◆ What you need to do
Can you output the material exactly as written, minus any pictures it holds?

** START Data shown **

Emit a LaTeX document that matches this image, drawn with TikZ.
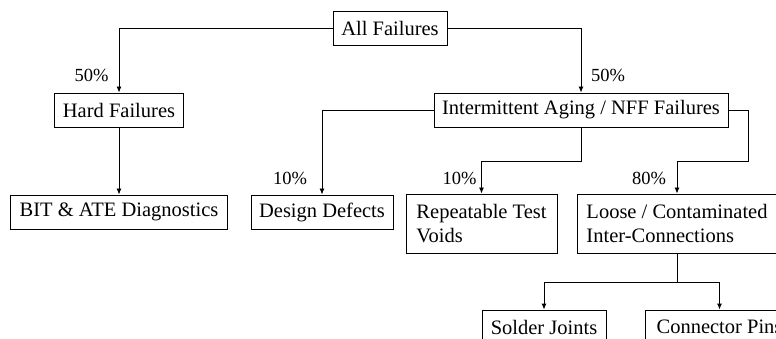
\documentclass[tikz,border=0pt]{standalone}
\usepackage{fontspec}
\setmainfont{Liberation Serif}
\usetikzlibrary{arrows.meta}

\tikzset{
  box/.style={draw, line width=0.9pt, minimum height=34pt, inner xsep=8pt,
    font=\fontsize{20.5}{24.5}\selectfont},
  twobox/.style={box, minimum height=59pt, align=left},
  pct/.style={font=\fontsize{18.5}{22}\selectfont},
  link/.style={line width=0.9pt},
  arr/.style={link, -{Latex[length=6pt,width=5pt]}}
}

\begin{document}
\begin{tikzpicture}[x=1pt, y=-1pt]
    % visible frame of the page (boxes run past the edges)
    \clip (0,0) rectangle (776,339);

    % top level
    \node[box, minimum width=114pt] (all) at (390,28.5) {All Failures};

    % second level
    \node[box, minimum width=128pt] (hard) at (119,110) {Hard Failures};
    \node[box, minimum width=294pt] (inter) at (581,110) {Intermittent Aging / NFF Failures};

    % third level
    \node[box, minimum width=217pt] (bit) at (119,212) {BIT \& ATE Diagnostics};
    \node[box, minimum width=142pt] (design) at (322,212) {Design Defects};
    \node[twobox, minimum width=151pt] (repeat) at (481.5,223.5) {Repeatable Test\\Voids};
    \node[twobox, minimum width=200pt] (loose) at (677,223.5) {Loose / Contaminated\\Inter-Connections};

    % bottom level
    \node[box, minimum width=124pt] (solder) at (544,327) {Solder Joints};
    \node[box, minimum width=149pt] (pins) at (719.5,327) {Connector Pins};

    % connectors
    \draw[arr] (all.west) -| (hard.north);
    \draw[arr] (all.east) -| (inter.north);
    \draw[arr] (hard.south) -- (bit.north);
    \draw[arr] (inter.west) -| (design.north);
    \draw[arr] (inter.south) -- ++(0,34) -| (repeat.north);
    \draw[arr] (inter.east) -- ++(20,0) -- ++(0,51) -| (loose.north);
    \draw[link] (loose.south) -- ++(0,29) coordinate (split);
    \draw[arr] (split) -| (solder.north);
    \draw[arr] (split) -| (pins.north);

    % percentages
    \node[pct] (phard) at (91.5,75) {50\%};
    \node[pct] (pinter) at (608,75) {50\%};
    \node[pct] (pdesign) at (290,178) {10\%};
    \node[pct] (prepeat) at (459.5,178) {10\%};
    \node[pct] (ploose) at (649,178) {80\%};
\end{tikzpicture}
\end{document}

** END Data shown **

◆ Response to the task
Emit a LaTeX document that matches this image, drawn with TikZ.
\documentclass[tikz,border=0pt]{standalone}
\usepackage{fontspec}
\setmainfont{Liberation Serif}
\usetikzlibrary{arrows.meta}

\tikzset{
  box/.style={draw, line width=0.9pt, minimum height=34pt, inner xsep=8pt,
    font=\fontsize{20.5}{24.5}\selectfont},
  twobox/.style={box, minimum height=59pt, align=left},
  pct/.style={font=\fontsize{18.5}{22}\selectfont},
  link/.style={line width=0.9pt},
  arr/.style={link, -{Latex[length=6pt,width=5pt]}}
}

\begin{document}
\begin{tikzpicture}[x=1pt, y=-1pt]
    % visible frame of the page (boxes run past the edges)
    \clip (0,0) rectangle (776,339);

    % top level
    \node[box, minimum width=114pt] (all) at (390,28.5) {All Failures};

    % second level
    \node[box, minimum width=128pt] (hard) at (119,110) {Hard Failures};
    \node[box, minimum width=294pt] (inter) at (581,110) {Intermittent Aging / NFF Failures};

    % third level
    \node[box, minimum width=217pt] (bit) at (119,212) {BIT \& ATE Diagnostics};
    \node[box, minimum width=142pt] (design) at (322,212) {Design Defects};
    \node[twobox, minimum width=151pt] (repeat) at (481.5,223.5) {Repeatable Test\\Voids};
    \node[twobox, minimum width=200pt] (loose) at (677,223.5) {Loose / Contaminated\\Inter-Connections};

    % bottom level
    \node[box, minimum width=124pt] (solder) at (544,327) {Solder Joints};
    \node[box, minimum width=149pt] (pins) at (719.5,327) {Connector Pins};

    % connectors
    \draw[arr] (all.west) -| (hard.north);
    \draw[arr] (all.east) -| (inter.north);
    \draw[arr] (hard.south) -- (bit.north);
    \draw[arr] (inter.west) -| (design.north);
    \draw[arr] (inter.south) -- ++(0,34) -| (repeat.north);
    \draw[arr] (inter.east) -- ++(20,0) -- ++(0,51) -| (loose.north);
    \draw[link] (loose.south) -- ++(0,29) coordinate (split);
    \draw[arr] (split) -| (solder.north);
    \draw[arr] (split) -| (pins.north);

    % percentages
    \node[pct] (phard) at (91.5,75) {50\%};
    \node[pct] (pinter) at (608,75) {50\%};
    \node[pct] (pdesign) at (290,178) {10\%};
    \node[pct] (prepeat) at (459.5,178) {10\%};
    \node[pct] (ploose) at (649,178) {80\%};
\end{tikzpicture}
\end{document}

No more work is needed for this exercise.